The biggest problem, though, is false confidence. A company may think it has documentation because daily reports exist. But if those reports are generic, copied forward, or missing impact details, they may not hold up when a real dispute starts.

How to Make Daily Reports Actually Useful

Start with a standardized process. Every project should follow the same reporting expectations, even if large or complex jobs need added detail. Teams should know exactly what must be recorded each day and which events trigger additional documentation.

Keep the format field-friendly. If the form fights the user, the user will fight the form. Mobile reporting works best when it mirrors how field personnel already think about the day – weather, manpower, work in place, issues, photos, and impacts.

Train people on consequences, not just compliance.
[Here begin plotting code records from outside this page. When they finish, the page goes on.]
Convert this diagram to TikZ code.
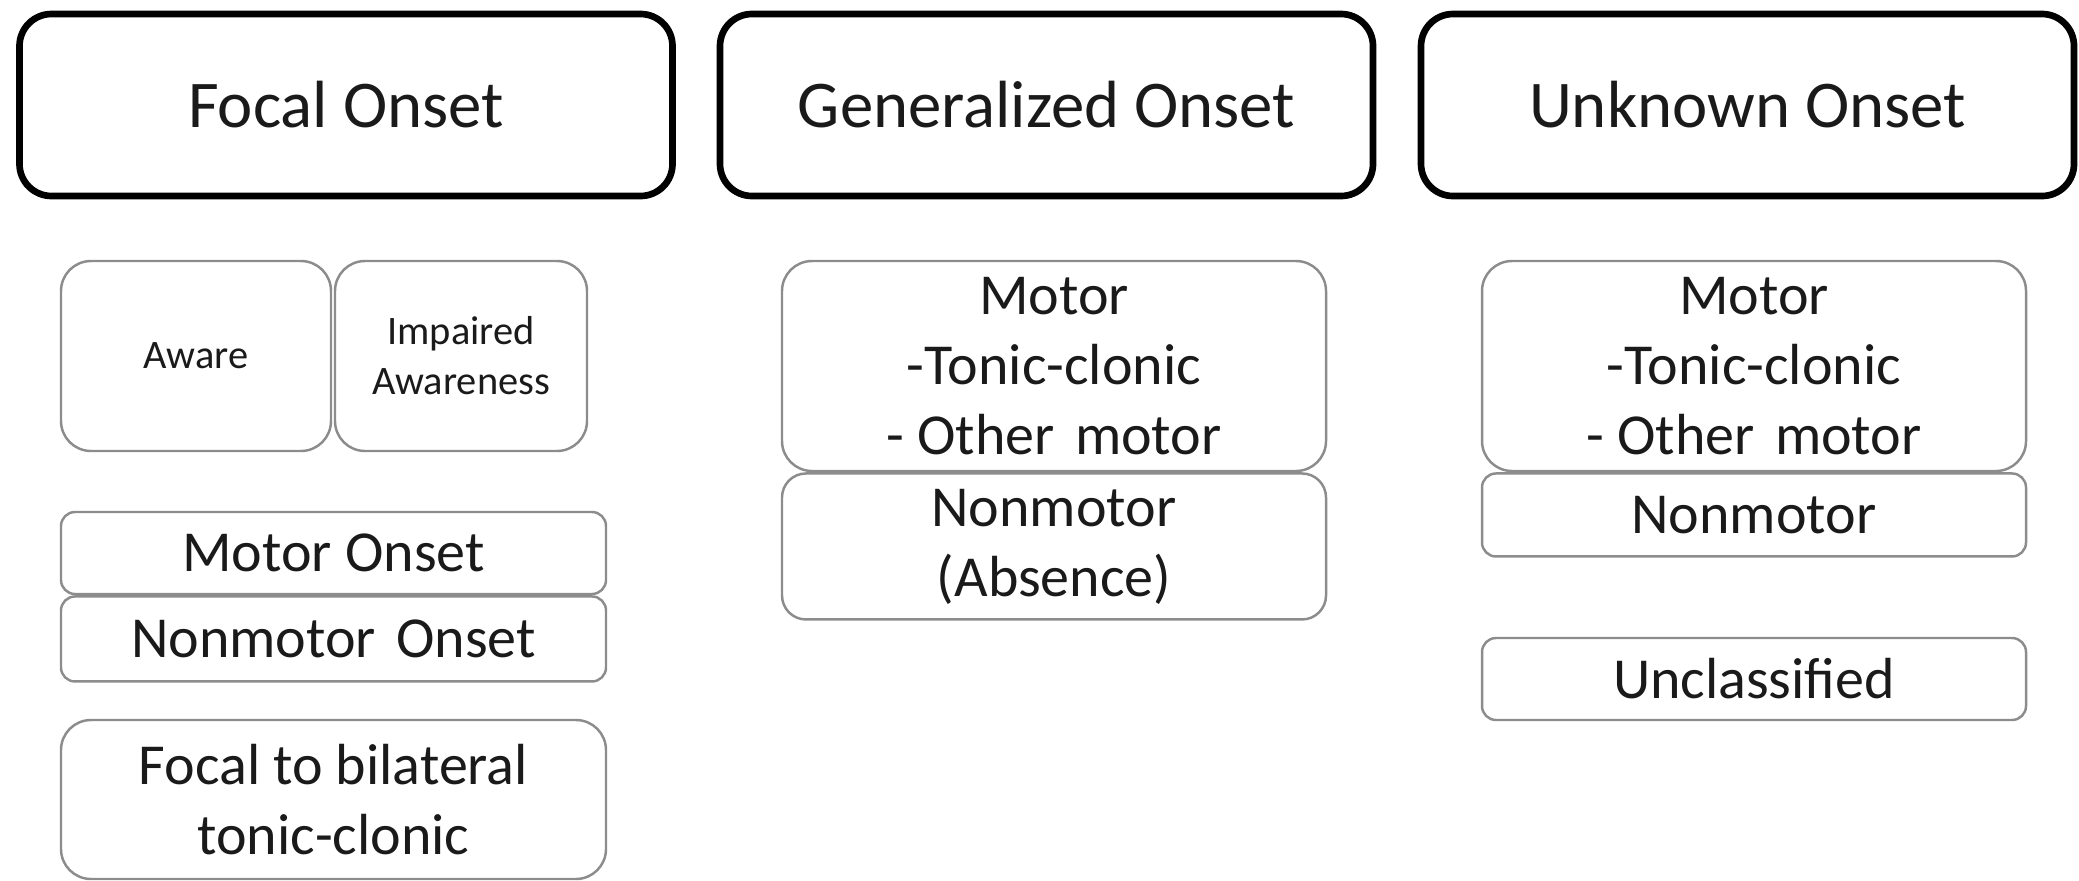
\documentclass[tikz,border=0pt]{standalone}
\usepackage{fontspec}
\setmainfont{Carlito}
\usetikzlibrary{positioning}
\definecolor{boxgray}{HTML}{8C8C8C}
\definecolor{txt}{HTML}{1A1A1A}

\begin{document}
\begin{tikzpicture}[
      onset/.style={draw=black, line width=1.9pt, rounded corners=0.32cm, minimum width=6.53cm, minimum height=1.82cm, inner sep=0pt, text=txt, font=\fontsize{19}{23}\selectfont},
      sub/.style={draw=boxgray, line width=0.7pt, rounded corners=0.3cm, minimum width=5.45cm, inner sep=0pt, align=center, text=txt, font=\fontsize{16.5}{19.9}\selectfont},
      strip/.style={sub, rounded corners=0.14cm},
      small/.style={sub, font=\fontsize{11.5}{14.2}\selectfont, minimum height=1.90cm}
    ]
      \useasboundingbox (0,0) rectangle (20.79,-8.80);

      % Onset headings
      \node[onset] (focal) at (3.46,-1.05) {Focal Onset};
      \node[onset] (gen) at (10.465,-1.05) {Generalized Onset};
      \node[onset] (unk) at (17.475,-1.05) {Unknown Onset};

      % Focal column
      \node[small, minimum width=2.70cm] (aware) at (1.96,-3.56) {Aware};
      \node[small, minimum width=2.52cm] (impaired) at (4.61,-3.56) {Impaired\\Awareness};
      \node[strip, minimum height=0.82cm] (motoron) at (3.335,-5.53) {Motor Onset};
      \node[strip, minimum height=0.85cm, below=0pt of motoron] (nonmotoron) {Nonmotor\hspace{0.35em}Onset};
      \node[sub, minimum height=1.59cm] (bilat) at (3.335,-7.995) {Focal to bilateral\\tonic-clonic};

      % Generalized column
      \node[sub, minimum width=5.44cm, minimum height=2.10cm] (genmotor) at (10.54,-3.66) {Motor\\-Tonic-clonic\\- Other\hspace{0.35em}motor};
      \node[sub, minimum width=5.44cm, minimum height=1.46cm, rounded corners=0.24cm, below=0pt of genmotor] (genabs) {Nonmotor\\(Absence)};

      % Unknown column
      \node[sub, minimum width=5.44cm, minimum height=2.10cm] (unkmotor) at (17.54,-3.66) {Motor\\-Tonic-clonic\\- Other\hspace{0.35em}motor};
      \node[strip, minimum width=5.44cm, minimum height=0.83cm, below=0pt of unkmotor] (unknon) {Nonmotor};
      \node[strip, minimum width=5.44cm, minimum height=0.82cm] (unclass) at (17.54,-6.79) {Unclassified};
    \end{tikzpicture}
\end{document}
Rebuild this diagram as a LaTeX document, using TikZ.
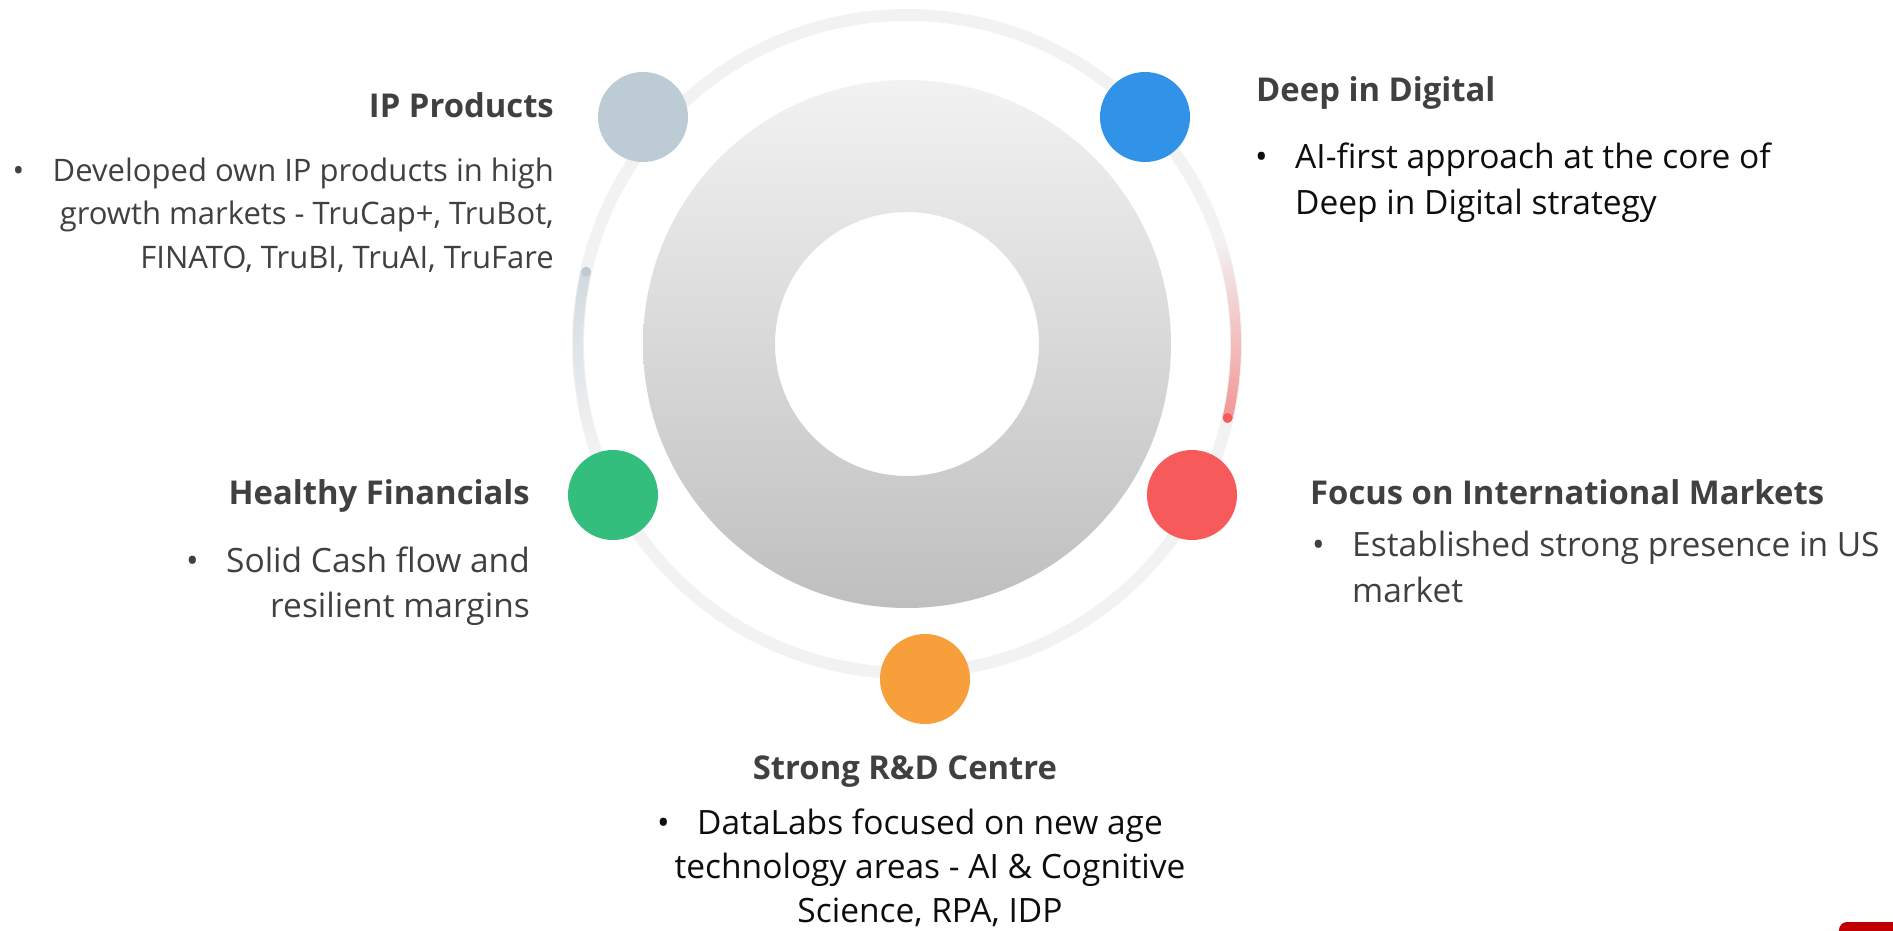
\documentclass[tikz,border=0pt]{standalone}
\usepackage{fontspec}
\setmainfont{Open Sans}
\usepackage{xcolor}
\usepackage{tikz}
\usetikzlibrary{positioning,calc}
\definecolor{ringgray}{HTML}{F2F2F2}
\definecolor{donuttop}{HTML}{F2F2F2}
\definecolor{donutbot}{HTML}{BFBFBF}
\definecolor{txtgray}{HTML}{404040}
\definecolor{txtdark}{HTML}{0D0D0D}
\definecolor{ipgray}{HTML}{BDCBD4}
\definecolor{digblue}{HTML}{3093E7}
\definecolor{fingreen}{HTML}{33BE7E}
\definecolor{intred}{HTML}{F65A5A}
\definecolor{rdorange}{HTML}{F79F3A}
\definecolor{brandred}{HTML}{C00000}
\newcommand{\bul}{\llap{\makebox[40pt][l]{\textbullet}}}
\tikzset{
  bubble/.style={circle,minimum size=90pt,inner sep=0pt,fill=#1},
  head/.style={font=\bfseries\fontsize{32.8}{40}\selectfont,text=txtgray,inner sep=0pt},
  body/.style={font=\fontsize{33.5}{#1}\selectfont,inner sep=0pt},
  body/.default=45,
}

\begin{document}
\begin{tikzpicture}[x=1pt,y=-1pt]
\useasboundingbox[fill=white] (0,0) rectangle (1893,931);
\coordinate (c) at (907,344);
\draw[ringgray,line width=12pt] (c) circle (329);
\foreach \k in {0,...,31}{
  \pgfmathtruncatemacro\pct{60-\k*60/31}
  \draw[line width=10pt,intred!\pct!ringgray] (c) ++(13-\k:329) arc[start angle=13-\k,end angle=11.8-\k,radius=329];
  \draw[line width=10pt,ipgray!\pct!ringgray] (c) ++(192.7-\k:329) arc[start angle=192.7-\k,end angle=191.5-\k,radius=329];
}
\fill[intred] (c) ++(13:329) circle (5);
\fill[ipgray] (c) ++(192.7:329) circle (5);
\shade[top color=donuttop,bottom color=donutbot,even odd rule] (c) circle (264) (c) circle (132);

\node[bubble=ipgray] (ip) at (643,117) {};
\node[bubble=digblue] (dig) at (1145,117) {};
\node[bubble=fingreen] (fin) at (613,495) {};
\node[bubble=intred] (intl) at (1192,495) {};
\node[bubble=rdorange] (rd) at (925,679) {};

\node[head,anchor=base east] (iphead) at (554,118) {IP Products};
\node[body=43.5,font=\fontsize{31}{43.5}\selectfont,text=txtgray,anchor=base east,align=right] (iptext) at (554,268)
  {\bul Developed own IP products in high\\growth markets - TruCap+, TruBot,\\FINATO, TruBI, TruAI, TruFare};
\node[head,anchor=base west] (dighead) at (1256,102) {Deep in Digital};
\node[body=46,text=txtdark,anchor=base west,align=left] (digtext) at (1295,214)
  {\bul AI-first approach at the core of\\Deep in Digital strategy};
\node[head,anchor=base east] (finhead) at (530,504) {Healthy Financials};
\node[body,text=txtgray,anchor=base east,align=right] (fintext) at (530,617)
  {\bul Solid Cash flow and\\resilient margins};
\node[head,anchor=base west] (intlhead) at (1310,504) {Focus on International Markets};
\node[body=46,text=txtgray,anchor=base west,align=left] (intltext) at (1352,602)
  {\bul Established strong presence in US\\market};
\node[head,anchor=base] (rdhead) at (905,779) {Strong R\&D Centre};
\node[body=44,text=txtdark,anchor=base,align=center] (rdtext) at (930,922)
  {\bul DataLabs focused on new age\\technology areas - AI \& Cognitive\\Science, RPA, IDP};

\fill[brandred,rounded corners=8pt] (1839,922) rectangle (1910,950);
\end{tikzpicture}
\end{document}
When field teams understand that a daily report may later support a delay claim, defend a change order, or answer an owner’s accusation, report quality usually improves. People write better records when they know what is at stake.

Review reports while they still matter. A project manager should be able to catch missing details quickly, not discover a gap after a claim letter arrives. The best systems create same-day visibility so the office can follow up while facts are still clear.

That is one reason many contractors have moved to mobile field documentation tools. When built for the field rather than generic office workflows, they reduce reporting friction and improve consistency. Construction Reporting Apps was built around that reality – faster entry, cleaner records, and stronger documentation when the pressure is on.

A Daily Report Is More Than a Daily Task

A daily progress report is not just paperwork. It is the project’s running job history. It shows what was built, what got in the way, and how the team responded.

On a smooth project, it keeps everyone aligned. On a troubled project, it can become one of the most important records you have. That is why the standard should never be “good enough to submit.” It should be accurate enough to trust when the story of the job is challenged later.

If your team is still treating daily reporting like an afterthought, the fix is not more paperwork. It is better field documentation, done on time, in a format people will actually use. The days that feel routine are often the ones that matter most once the questions start.